Network Course: IP Networks, Routers and Addresses

Introduction and Technical Background

Packet networks incorporate two main concepts: packet-switching and bandwidth-on-demand.

Packet-switching refers to relaying user data in packets between two pieces of network equipment. This is implemented using routers to relay packets between circuits, and IP addresses to establish onto which circuit to relay them.

Bandwidth-on-demand refers to eliminating the reserved capacity between two devices, and connecting many devices to the circuit instead, each with the possibility of transmitting. When a device has nothing to transmit, another device may use the available capacity. The term bandwidth refers to transmission capacity, so this is called a bandwidth-on-demand or capacity-on-demand strategy.

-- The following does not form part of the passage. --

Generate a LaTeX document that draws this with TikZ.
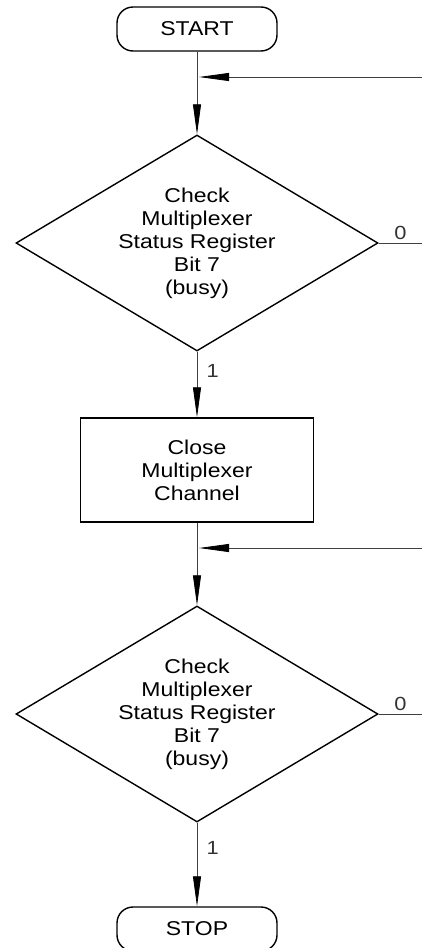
\documentclass[tikz,border=0pt]{standalone}
\usepackage{fontspec}
\setmainfont{Liberation Sans}[FakeStretch=1.15]
\usetikzlibrary{arrows.meta,shapes.geometric}
\begin{document}
\begin{tikzpicture}[x=1pt,y=1pt,font=\fontsize{20}{23}\selectfont,
  terminal/.style={draw,line width=1.4pt,rounded corners=16pt,minimum width=160pt,minimum height=44pt,inner sep=0pt},
  test/.style={draw,diamond,line width=1.4pt,shape aspect=1.676,minimum width=362pt,minimum height=216pt,inner sep=0pt,align=center},
  process/.style={draw,line width=1.4pt,minimum width=233pt,minimum height=104pt,inner sep=0pt,align=center},
  wire/.style={line width=0.8pt,black!75},
  flow/.style={wire,-{Triangle[length=30pt,width=8pt,black]}},
  bit/.style={font=\fontsize{19}{21}\selectfont,text=black!80}]
      \useasboundingbox (0,0) rectangle (422,-948);
      \node[terminal] (start) at (197,-29) {START};
      \node[test] (busy1) at (197,-243) {Check\\Multiplexer\\Status Register\\Bit 7\\(busy)};
      \node[process] (close) at (197,-470) {Close\\Multiplexer\\Channel};
      \node[test] (busy2) at (197,-714) {Check\\Multiplexer\\Status Register\\Bit 7\\(busy)};
      \node[terminal] (stop) at (197,-929) {STOP};
      % loop back entries from the right
      \coordinate (back1) at (422,-77);
      \coordinate (join1) at (199,-77);
      \coordinate (back2) at (422,-548);
      \coordinate (join2) at (199,-548);
      \coordinate (out1) at (422,-243);
      \coordinate (out2) at (422,-714);
      \draw[flow] (start.south) -- (busy1.north);
      \draw[flow] (back1) -- (join1);
      \draw[wire] (busy1.east) -- node[above,bit] {0} (out1);
      \draw[flow] (busy1.south) -- node[right=6pt,pos=0.3,bit] {1} (close.north);
      \draw[flow] (close.south) -- (busy2.north);
      \draw[flow] (back2) -- (join2);
      \draw[wire] (busy2.east) -- node[above,bit] {0} (out2);
      \draw[flow] (busy2.south) -- node[right=6pt,pos=0.3,bit] {1} (stop.north);
\end{tikzpicture}
\end{document}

Private networks are the beginning of our discussion of networking: using private lines - also called full-period services or dedicated lines - connected with routers, which is the simplest starting point to discuss packets, routers, addresses and bandwidth-on-demand.

In the next course, we make the discussion much more complex by eliminating the dedicated lines and using carrier packet network services, which are IP managed with MPLS.

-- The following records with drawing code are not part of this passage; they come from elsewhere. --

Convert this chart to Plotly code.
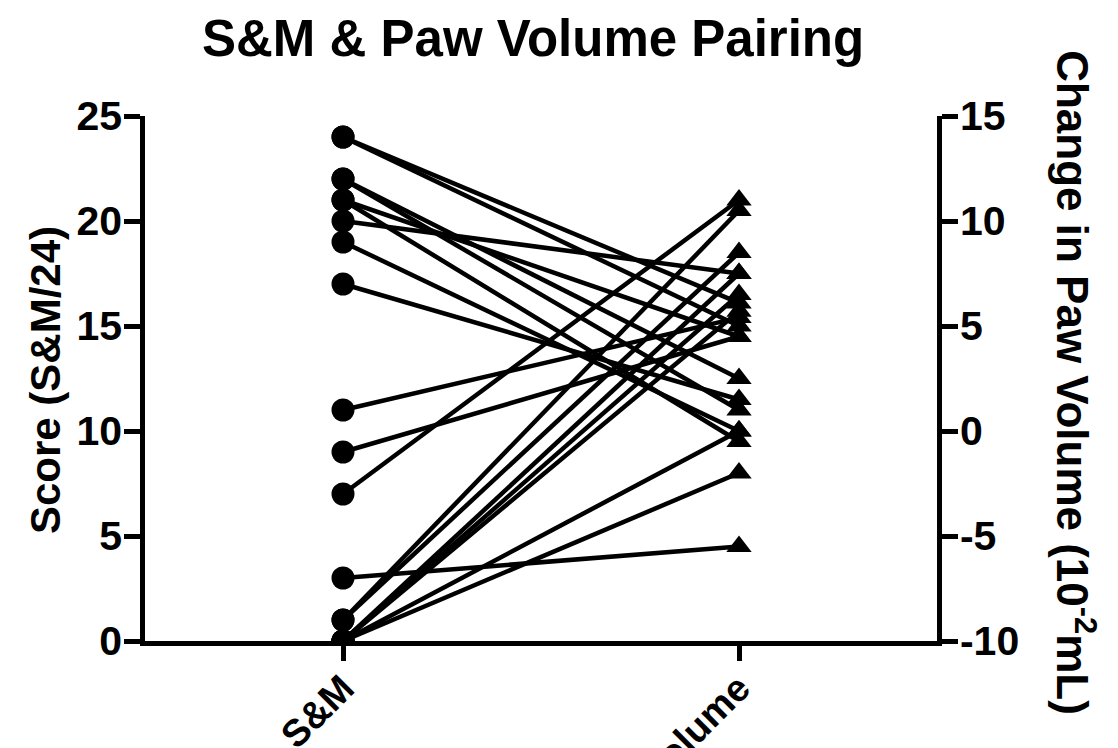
import plotly.graph_objects as go

# ---- data ----
categories = ["S&M", "Paw Volume"]
score_sm = [24, 24, 22, 22, 21, 21, 20, 19, 17, 11, 9, 7, 3, 1, 1, 0, 0, 0, 0, 0]
paw_volume = [6.1, 5.0, 2.5, 1.0, -0.5, 4.5, 7.5, 0.0, 1.5, 5.4, 4.5, 11.0, -5.5,
              10.5, 8.5, 7.5, 6.5, 5.7, 0.0, -2.0]
y_range = [0, 25]
y2_range = [-10, 15]
y_ticks = [0, 5, 10, 15, 20, 25]
y2_ticks = [-10, -5, 0, 5, 10, 15]
y_ticktext = ["0", "5", "10", "15", "20", "25"]
y2_ticktext = ["-10", "-5", "0", "5", "10", "15"]

FONT = "Liberation Sans, Arial, Helvetica, sans-serif"
BLACK = "#000000"

# the two y axes share the same pixel scale, shifted by this offset
offset = y2_range[0] - y_range[0]

xs_line, ys_line = [], []
for s, v in zip(score_sm, paw_volume):
    xs_line += [0, 1, None]
    ys_line += [s + offset, v, None]

fig = go.Figure()
fig.add_trace(go.Scatter(x=xs_line, y=ys_line, mode="lines", yaxis="y2",
                         line=dict(color=BLACK, width=4.5), hoverinfo="skip",
                         showlegend=False))
fig.add_trace(go.Scatter(x=[0] * len(score_sm), y=score_sm, mode="markers",
                         marker=dict(symbol="circle", size=23, color=BLACK),
                         showlegend=False, name="S&M"))
fig.add_trace(go.Scatter(x=[1] * len(paw_volume), y=paw_volume, mode="markers",
                         yaxis="y2",
                         marker=dict(symbol="triangle-up", size=22, color=BLACK),
                         showlegend=False, name="Paw Volume"))

tickfont = dict(family=FONT, size=41, color=BLACK, weight="bold")
axis_common = dict(showline=True, linewidth=4.5, linecolor=BLACK,
                   ticks="outside", tickwidth=4.5, tickcolor=BLACK,
                   showgrid=False, zeroline=False, automargin=False)

fig.update_layout(
    width=1118, height=748,
    margin=dict(l=145, r=181, t=116, b=107, autoexpand=False),
    paper_bgcolor="white", plot_bgcolor="white",
    showlegend=False,
    xaxis=dict(range=[-0.5, 1.5], tickmode="array", tickvals=[0, 1],
               ticktext=categories, tickangle=-45,
               tickfont=dict(family=FONT, size=38, color=BLACK, weight="bold"),
               ticklen=15, ticklabelstandoff=-10, **axis_common),
    yaxis=dict(range=y_range, tickmode="array", tickvals=y_ticks,
               ticktext=y_ticktext, tickfont=tickfont, ticklen=16,
               ticklabelstandoff=-6, **axis_common),
    yaxis2=dict(range=y2_range, tickmode="array", tickvals=y2_ticks,
                ticktext=y2_ticktext, overlaying="y", side="right",
                tickfont=tickfont, ticklen=16, ticklabelstandoff=-6,
                **axis_common),
    annotations=[
        dict(text="S&M & Paw Volume Pairing", xref="paper", yref="paper",
             x=0.49, y=(641 - 38) / 525, xanchor="center", yanchor="middle",
             showarrow=False, font=dict(family=FONT, size=51, color=BLACK, weight="bold")),
        dict(text="Score (S&M/24)", xref="paper", yref="paper",
             x=(45 - 145) / 792, y=0.497, xanchor="center", yanchor="middle",
             textangle=-90, showarrow=False,
             font=dict(family=FONT, size=42, color=BLACK, weight="bold")),
        dict(text="Change in Paw Volume (10<sup>-2</sup>mL)", xref="paper", yref="paper",
             x=(1076 - 145) / 792, y=0.493, xanchor="center", yanchor="middle",
             textangle=90, showarrow=False,
             font=dict(family=FONT, size=44, color=BLACK, weight="bold")),
    ],
)

fig.write_html("out.html")
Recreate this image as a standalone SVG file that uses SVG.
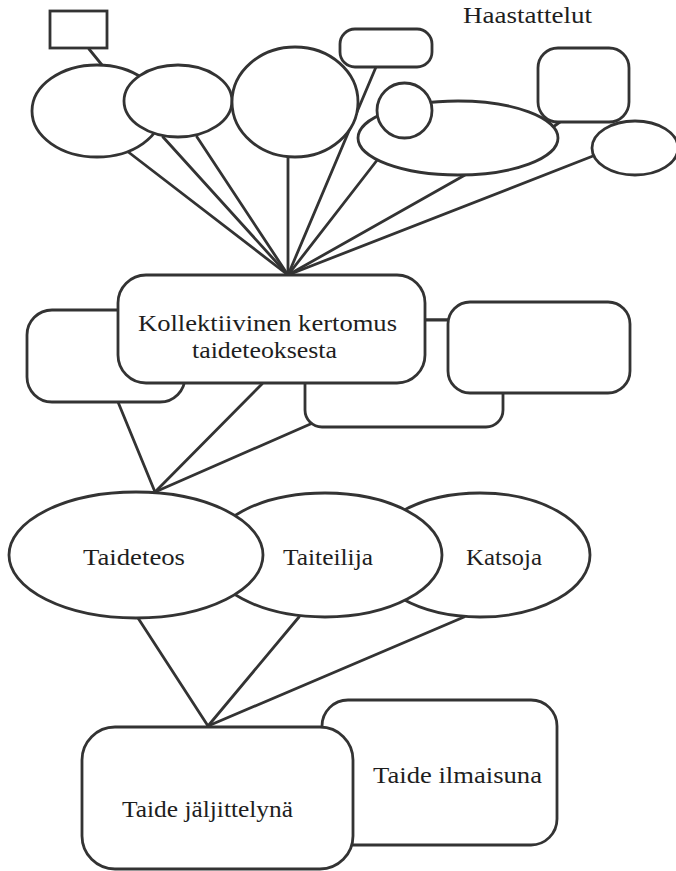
<svg xmlns="http://www.w3.org/2000/svg" width="676" height="871" viewBox="0 0 676 871">
<style>
.s{fill:#fff;stroke:#333;stroke-width:2.8}
.c line{stroke:#333;stroke-width:2.8;stroke-linecap:round}
text{font-family:"Liberation Serif","DejaVu Serif",serif;font-size:24px;fill:#1e1e1e}
</style>
<rect x="0" y="0" width="676" height="871" fill="#fff"/>
<g id="connectors" class="c">
<line x1="89" y1="49" x2="102" y2="65"/>
<line x1="127" y1="151" x2="288" y2="275"/>
<line x1="163" y1="137" x2="288" y2="275"/>
<line x1="197" y1="137" x2="288" y2="275"/>
<line x1="288" y1="157" x2="288" y2="275"/>
<line x1="376" y1="67" x2="288" y2="275"/>
<line x1="378" y1="159" x2="288" y2="275"/>
<line x1="465" y1="175" x2="288" y2="275"/>
<line x1="593" y1="156" x2="288" y2="275"/>
<line x1="560" y1="122" x2="553" y2="127"/>
<line x1="425" y1="320" x2="448" y2="320"/>
<line x1="118" y1="402" x2="155" y2="492"/>
<line x1="262" y1="384" x2="155" y2="492"/>
<line x1="315" y1="422" x2="155" y2="492"/>
<line x1="138" y1="618" x2="208" y2="726"/>
<line x1="299" y1="617" x2="208" y2="726"/>
<line x1="464" y1="617" x2="208" y2="726"/>
</g>
<g id="n-smallrect"><rect class="s" x="50" y="11" width="57" height="37"/></g>
<g id="n-ell1"><ellipse class="s" cx="97" cy="111" rx="65" ry="46"/></g>
<g id="n-ell2"><ellipse class="s" cx="178" cy="101" rx="54" ry="36"/></g>
<g id="n-ell3"><ellipse class="s" cx="295" cy="102" rx="63" ry="55"/></g>
<g id="n-toprect"><rect class="s" x="340" y="29" width="92" height="38" rx="15"/></g>
<g id="n-ell4"><ellipse class="s" cx="458" cy="138" rx="100" ry="37"/></g>
<g id="n-circle"><ellipse class="s" cx="404.5" cy="110.5" rx="27.5" ry="27.5"/></g>
<g id="n-rightrect"><rect class="s" x="538" y="48" width="91" height="74" rx="20"/></g>
<g id="n-ell5"><ellipse class="s" cx="635" cy="148" rx="43" ry="27"/></g>
<g id="n-haastattelut"><text x="463" y="23" textLength="129" lengthAdjust="spacingAndGlyphs">Haastattelut</text></g>
<g id="n-leftbox"><rect class="s" x="27" y="310" width="158" height="92" rx="25"/></g>
<g id="n-bottombox"><rect class="s" x="305" y="320" width="198" height="107" rx="17"/></g>
<g id="n-kollektiivinen"><rect class="s" x="118" y="275" width="307" height="108" rx="28"/>
<text x="138" y="331" textLength="259" lengthAdjust="spacingAndGlyphs">Kollektiivinen kertomus</text>
<text x="192" y="358" textLength="145" lengthAdjust="spacingAndGlyphs">taideteoksesta</text></g>
<g id="n-rightbox"><rect class="s" x="448" y="302" width="182" height="91" rx="22"/></g>
<g id="n-katsoja"><ellipse class="s" cx="480" cy="555" rx="110" ry="62"/>
<text x="466" y="565" textLength="76" lengthAdjust="spacingAndGlyphs">Katsoja</text></g>
<g id="n-taiteilija"><ellipse class="s" cx="325" cy="555" rx="117" ry="62"/>
<text x="283" y="565" textLength="90" lengthAdjust="spacingAndGlyphs">Taiteilija</text></g>
<g id="n-taideteos"><ellipse class="s" cx="136" cy="555" rx="127" ry="63"/>
<text x="83" y="565" textLength="102" lengthAdjust="spacingAndGlyphs">Taideteos</text></g>
<g id="n-ilmaisuna"><rect class="s" x="322" y="700" width="235" height="145" rx="26"/>
<text x="373" y="783" textLength="169" lengthAdjust="spacingAndGlyphs">Taide ilmaisuna</text></g>
<g id="n-jaljittelyna"><rect class="s" x="82" y="727" width="271" height="142" rx="33"/>
<text x="122" y="817" textLength="171" lengthAdjust="spacingAndGlyphs">Taide jäljittelynä</text></g>
</svg>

We explain bandwidth-on-demand beginning with a recap of how - using channelized Time Division Multiplexing - voice, data and video are aggregated onto one high-speed circuit.

Then we turn to the issue that channels continually move bits, however, data traffic comes in bursts. We examine how to do this efficiently which is by overbooking also called statistical multiplexing.

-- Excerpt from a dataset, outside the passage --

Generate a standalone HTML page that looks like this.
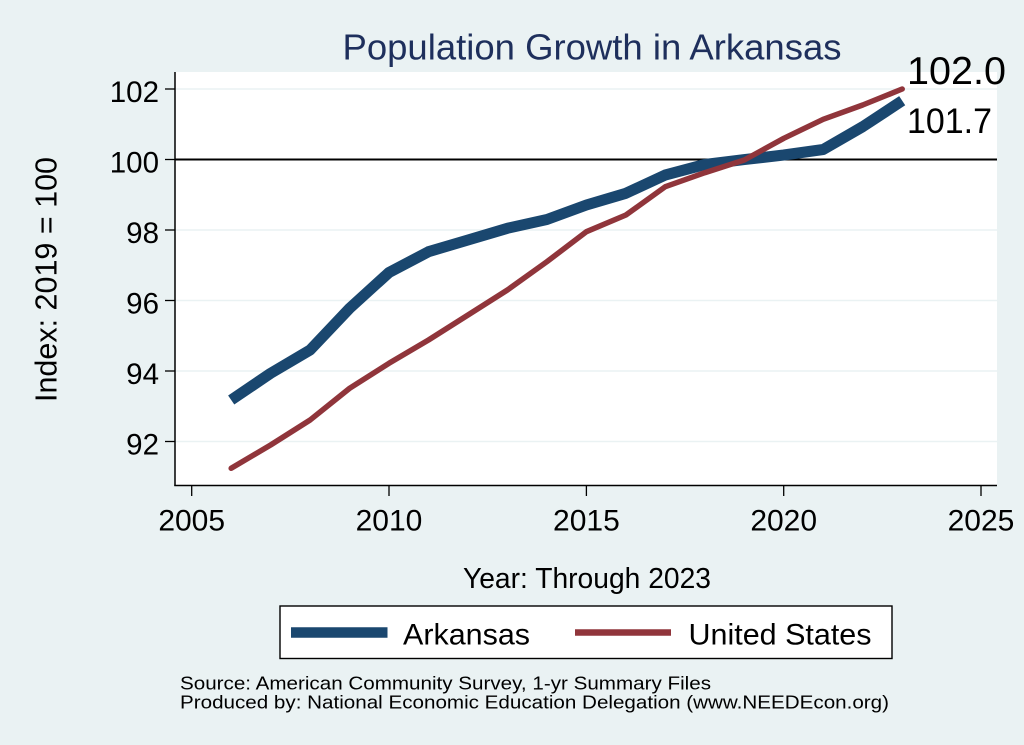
<!DOCTYPE html>
<html>
<head>
<meta charset="utf-8">
<style>
html,body{margin:0;padding:0;background:#eaf2f3;}
svg{display:block;}
text{font-family:"Liberation Sans",Arial,sans-serif;}
</style>
</head>
<body>
<svg width="1024" height="745" viewBox="0 0 1024 745" xmlns="http://www.w3.org/2000/svg">
  <rect x="0" y="0" width="1024" height="745" fill="#eaf2f3"/>
  <!-- plot region -->
  <rect x="175" y="72" width="822" height="414" fill="#ffffff"/>
  <!-- gridlines -->
  <g stroke="#eaf2f3" stroke-width="1.6">
    <line x1="175" y1="89" x2="997" y2="89"/>
    <line x1="175" y1="230" x2="997" y2="230"/>
    <line x1="175" y1="300.5" x2="997" y2="300.5"/>
    <line x1="175" y1="371" x2="997" y2="371"/>
    <line x1="175" y1="441.5" x2="997" y2="441.5"/>
  </g>
  <!-- reference line at 100 -->
  <line x1="175" y1="159.5" x2="997" y2="159.5" stroke="#000" stroke-width="2"/>
  <!-- axes -->
  <line x1="175" y1="72" x2="175" y2="486" stroke="#000" stroke-width="1.5"/>
  <line x1="174.3" y1="485.5" x2="997" y2="485.5" stroke="#000" stroke-width="1.5"/>
  <!-- y ticks -->
  <g stroke="#000" stroke-width="1.3">
    <line x1="165" y1="89" x2="175" y2="89"/>
    <line x1="165" y1="159.5" x2="175" y2="159.5"/>
    <line x1="165" y1="230" x2="175" y2="230"/>
    <line x1="165" y1="300.5" x2="175" y2="300.5"/>
    <line x1="165" y1="371" x2="175" y2="371"/>
    <line x1="165" y1="441.5" x2="175" y2="441.5"/>
  </g>
  <g font-size="29.5" fill="#000" text-anchor="end">
    <text x="159" y="102">102</text>
    <text x="159" y="172.5">100</text>
    <text x="159" y="243">98</text>
    <text x="159" y="313.5">96</text>
    <text x="159" y="384">94</text>
    <text x="159" y="454.5">92</text>
  </g>
  <!-- x ticks -->
  <g stroke="#000" stroke-width="1.3">
    <line x1="191.7" y1="486" x2="191.7" y2="496"/>
    <line x1="389" y1="486" x2="389" y2="496"/>
    <line x1="586.4" y1="486" x2="586.4" y2="496"/>
    <line x1="783.7" y1="486" x2="783.7" y2="496"/>
    <line x1="981" y1="486" x2="981" y2="496"/>
  </g>
  <g font-size="30" fill="#000" text-anchor="middle">
    <text x="191.7" y="530.5">2005</text>
    <text x="389" y="530.5">2010</text>
    <text x="586.4" y="530.5">2015</text>
    <text x="783.7" y="530.5">2020</text>
    <text x="981" y="530.5">2025</text>
  </g>
  <!-- axis titles -->
  <text x="587" y="588" font-size="29" text-anchor="middle" fill="#000" textLength="248" lengthAdjust="spacingAndGlyphs">Year: Through 2023</text>
  <text transform="translate(56.5,279.5) rotate(-90)" font-size="31" text-anchor="middle" fill="#000" textLength="245" lengthAdjust="spacingAndGlyphs">Index: 2019 = 100</text>
  <!-- title -->
  <text x="592" y="59.5" font-size="36" text-anchor="middle" fill="#1e2f5c" textLength="499" lengthAdjust="spacingAndGlyphs">Population Growth in Arkansas</text>
  <!-- series -->
  <polyline fill="none" stroke="#1a476f" stroke-width="11" stroke-linejoin="round" stroke-linecap="butt"
    points="231.2,400 270.6,373.3 310.1,350 349.6,308.3 389,272.5 428.5,251.7 468,240 507.4,228.3 546.9,219.5 586.4,205 625.9,193.3 665.3,175 704.8,164.5 744.3,159.6 783.8,155 823.2,149.5 862.7,126.7 902.2,100.7"/>
  <polyline fill="none" stroke="#90353b" stroke-width="5.5" stroke-linejoin="round" stroke-linecap="round"
    points="231.2,468.3 270.6,445 310.1,420 349.6,388.3 389,363.3 428.5,340 468,315 507.4,290 546.9,261.7 586.4,231.7 625.9,215 665.3,186.7 704.8,172.7 744.3,160 783.8,138.3 823.2,119.3 862.7,105 902.2,89"/>
  <!-- end labels -->
  <text x="907" y="84" font-size="38.5" fill="#000" textLength="99" lengthAdjust="spacingAndGlyphs">102.0</text>
  <text x="907" y="133" font-size="35" fill="#000" textLength="85" lengthAdjust="spacingAndGlyphs">101.7</text>
  <!-- legend -->
  <rect x="280" y="606" width="612" height="52.5" fill="#ffffff" stroke="#000" stroke-width="1.4"/>
  <line x1="291" y1="632.5" x2="387.5" y2="632.5" stroke="#1a476f" stroke-width="10.5"/>
  <text x="403" y="644.5" font-size="30" fill="#000" textLength="127" lengthAdjust="spacingAndGlyphs">Arkansas</text>
  <line x1="575" y1="632.5" x2="671" y2="632.5" stroke="#90353b" stroke-width="6.5"/>
  <text x="688.5" y="644.5" font-size="30" fill="#000" textLength="183" lengthAdjust="spacingAndGlyphs">United States</text>
  <!-- notes -->
  <text x="180" y="689.3" font-size="18.6" fill="#000" textLength="531" lengthAdjust="spacingAndGlyphs">Source: American Community Survey, 1-yr Summary Files</text>
  <text x="180" y="708.3" font-size="18.6" fill="#000" textLength="709" lengthAdjust="spacingAndGlyphs">Produced by: National Economic Education Delegation (www.NEEDEcon.org)</text>
</svg>
</body>
</html>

Next, we understand how a network is implemented using routers relaying packets between circuits, and how routers are a control point for network security. We introduce the term Customer Edge router.

With that in place, we cover IP addressing: address classes, dotted decimal notation, DHCP, static and dynamic addresses, private and public addresses, network address translation, then end with an overview of IPv6 including looking at how IPv6 addresses are first allocated and then assigned.